Hugh Gilmour
- Birth name: Hugh Ross Gilmour
- Date of birth: 13 September 1974 (age 50)
- Place of birth: Edinburgh, Scotland
- Height: 6 ft 2 in (1.88 m)
- Weight: 95 kg (14 st 13 lb)

Rugby union career
- Position(s): Wing

Amateur team(s)
- Years: Team / Apps / (Points)
- Heriots /  / ()
- –: CR Les Abelles /  / ()
- –: Xodus Steelers /  / ()

Senior career
- Years: Team / Apps / (Points)
- 1998-99: Edinburgh Rugby / 4 / (0)

International career
- Years: Team / Apps / (Points)
- 1998: Scotland / 1 / (0)

Coaching career
- Years: Team
- RC Valencia

= Hugh Gilmour =

Scotland international rugby union player

Hugh Gilmour (born 13 September 1974) is a former Scotland international rugby union player.

==Rugby Union career==

===Amateur career===

Gilmour played rugby union for Heriots.

On moving to Spain he played for CR Les Abelles.

He has played on the Veteran 10s circuit with Xodus Steelers.

===Professional career===

He played for Edinburgh Rugby.

===International career===

Gilmour was capped once by Scotland, in their 1998 match against Fiji. He scored a try in the match. Despite his score Scotland lost the match and Gilmour was not selected again.

He recalls:

Like all young rugby players, I had always dreamed of playing for Scotland, but my debut was certainly a very different experience to what I imagined it would be.

I had come off a very successful Five Nations with the A team and was called on to the bench for the final match of the senior championship against England at Murrayfield.
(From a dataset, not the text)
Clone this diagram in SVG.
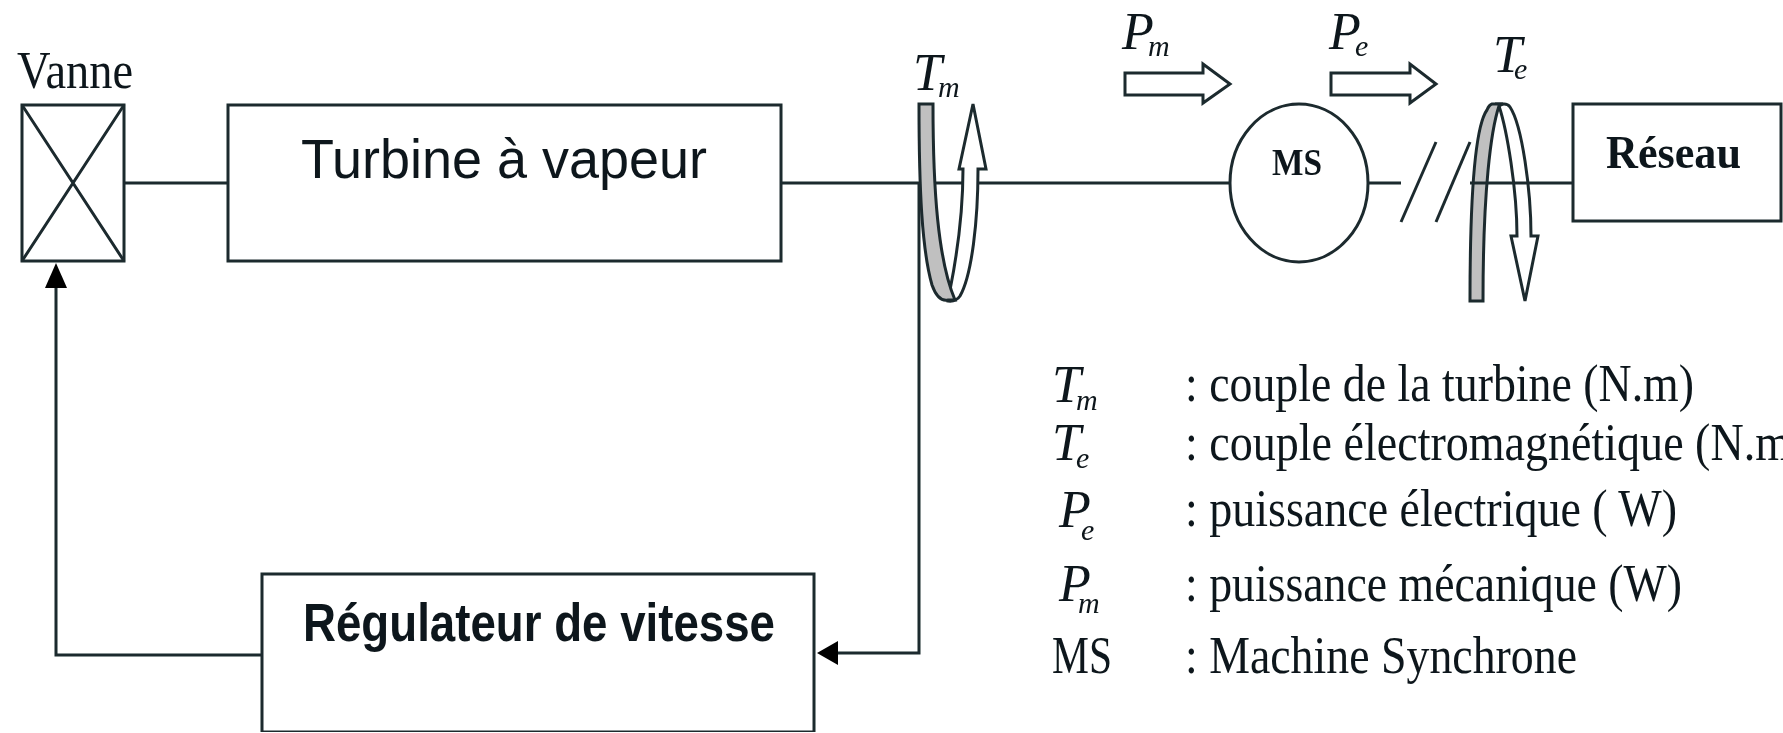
<svg xmlns="http://www.w3.org/2000/svg" width="1783" height="733" viewBox="0 0 1783 733">
<defs><filter id="soft" x="0" y="0" width="100%" height="100%" filterUnits="objectBoundingBox"><feGaussianBlur stdDeviation="0.6"/></filter></defs>
<style>
.s{fill:none;stroke:#1c2a2e;stroke-width:3}
.b{fill:#fff;stroke:#1c2a2e;stroke-width:3}
.g{fill:#c0c0c0;stroke:#1c2a2e;stroke-width:3}
.k{fill:#000;stroke:none}
text{fill:#10181c}
.t{font-family:"Liberation Serif",serif;font-size:52px}
.i{font-family:"Liberation Serif",serif;font-style:italic;font-size:52px}
.u{font-family:"Liberation Serif",serif;font-style:italic;font-size:30px}
.a{font-family:"Liberation Sans",sans-serif;font-size:56px}
.ab{font-family:"Liberation Sans",sans-serif;font-weight:bold;font-size:54px}
.tb{font-family:"Liberation Serif",serif;font-weight:bold}
</style>
<rect width="1783" height="733" fill="#fff"/>
<g filter="url(#soft)">
<g id="connectors">
<path class="s" d="M124 183H228"/>
<path class="s" d="M781 183H1230"/>
<path class="s" d="M919 183V653H836"/>
<path class="s" d="M262 655H56V286"/>
<path class="k" d="M56 263L67 288H45Z"/>
<path class="k" d="M817 653L838 641V665Z"/>
<path class="s" d="M1368 183H1401"/>
<path class="s" d="M1401 222L1436 142"/>
<path class="s" d="M1436 222L1470 142"/>
</g>
<g id="vanne">
<rect class="b" x="22" y="105" width="102" height="156"/>
<path class="s" d="M22 105L124 261M124 105L22 261"/>
<text class="t" x="17" y="88" textLength="116" lengthAdjust="spacingAndGlyphs">Vanne</text>
</g>
<g id="turbine">
<rect class="b" x="228" y="105" width="553" height="156"/>
<text class="a" x="301" y="178" textLength="406" lengthAdjust="spacingAndGlyphs">Turbine à vapeur</text>
</g>
<g id="regulateur">
<rect class="b" x="262" y="574" width="552" height="158"/>
<text class="ab" x="303" y="641" textLength="472" lengthAdjust="spacingAndGlyphs">Régulateur de vitesse</text>
</g>
<g id="couple-turbine">
<path class="b" d="M950 290C958 250 963 210 963 169H959L973 104L986 169H978C978 220 972 275 960 296Q956 302 948 301Z"/>
<path class="g" d="M919 104H933C933 190 938 260 955 300H948Q938 302 932 285C922 250 919 190 919 104Z"/>
<text class="i" x="913" y="90">T</text>
<text class="u" x="938" y="97">m</text>
</g>
<g id="fleche-pm">
<path class="b" d="M1125 73H1203V64L1230 84L1203 103V95H1125Z"/>
<text class="i" x="1122" y="49">P</text>
<text class="u" x="1148" y="56">m</text>
</g>
<g id="fleche-pe">
<path class="b" d="M1331 73H1410V64L1436 84L1410 103V95H1331Z"/>
<text class="i" x="1329" y="49">P</text>
<text class="u" x="1355" y="56">e</text>
</g>
<g id="ms">
<ellipse class="b" cx="1299" cy="183" rx="69" ry="79"/>
<text class="tb" x="1272" y="175" font-size="38" textLength="50" lengthAdjust="spacingAndGlyphs">MS</text>
</g>
<g id="couple-electro">
<path class="b" d="M1499 106C1507 130 1517 190 1517 236H1511L1525 301L1538 236H1531C1531 190 1522 125 1510 107Q1508 104 1504 104H1495Z"/>
<path class="g" d="M1492 104H1503L1499 106C1491 130 1483 190 1483 301H1470C1470 190 1476 125 1487 110Q1489 105 1492 104Z"/>
<path class="s" d="M1470 183H1573"/>
<text class="i" x="1493" y="72">T</text>
<text class="u" x="1514" y="79">e</text>
</g>
<g id="reseau">
<rect class="b" x="1573" y="104" width="208" height="117"/>
<text class="tb" x="1606" y="168" font-size="46" textLength="135" lengthAdjust="spacingAndGlyphs">Réseau</text>
</g>
<g id="legende">
<text class="i" x="1052" y="402">T</text><text class="u" x="1076" y="410">m</text>
<text class="t" x="1185" y="401" textLength="509" lengthAdjust="spacingAndGlyphs">: couple de la turbine (N.m)</text>
<text class="i" x="1052" y="460">T</text><text class="u" x="1076" y="468">e</text>
<text class="t" x="1185" y="460" textLength="606" lengthAdjust="spacingAndGlyphs">: couple électromagnétique (N.m</text>
<text class="i" x="1059" y="527">P</text><text class="u" x="1081" y="540">e</text>
<text class="t" x="1185" y="526" textLength="492" lengthAdjust="spacingAndGlyphs">: puissance électrique ( W)</text>
<text class="i" x="1059" y="601">P</text><text class="u" x="1078" y="613">m</text>
<text class="t" x="1185" y="601" textLength="497" lengthAdjust="spacingAndGlyphs">: puissance mécanique (W)</text>
<text class="t" x="1052" y="673" textLength="60" lengthAdjust="spacingAndGlyphs">MS</text>
<text class="t" x="1185" y="673" textLength="392" lengthAdjust="spacingAndGlyphs">: Machine Synchrone</text>
</g>
</g>
</svg>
I didn't get a taste of the action that day but I was hopeful I would claim my cap at some point on the tour to the southern hemisphere. So when the team was revealed for the Fiji game, I was obviously thrilled to be given the nod.

My memories of the day of the game and the match itself are a bit hazy, but it was very hard and physical. We didn't start very well and let them into the game with some basic errors and turn-overs, which allowed them to get ahead and that really got the crowd involved. Once they were in front, it was a became very difficult game to turn around because they were successfully disrupting us.

They were also playing some great handling and running rugby and we found it increasingly difficult to get any control of the game. In fact, the 51-26 result shows we clearly failed to do so. It was a disappointing day, ultimately, but I still feel fortunate to have been given the opportunity to play rugby for my country.

===Coaching career===

After playing, he coached the CR Les Abelles side.

==Outside of rugby union==

Gilmour is a software developer. After working in Spain he returned to Scotland in 2015 and runs the software firm Gilmation.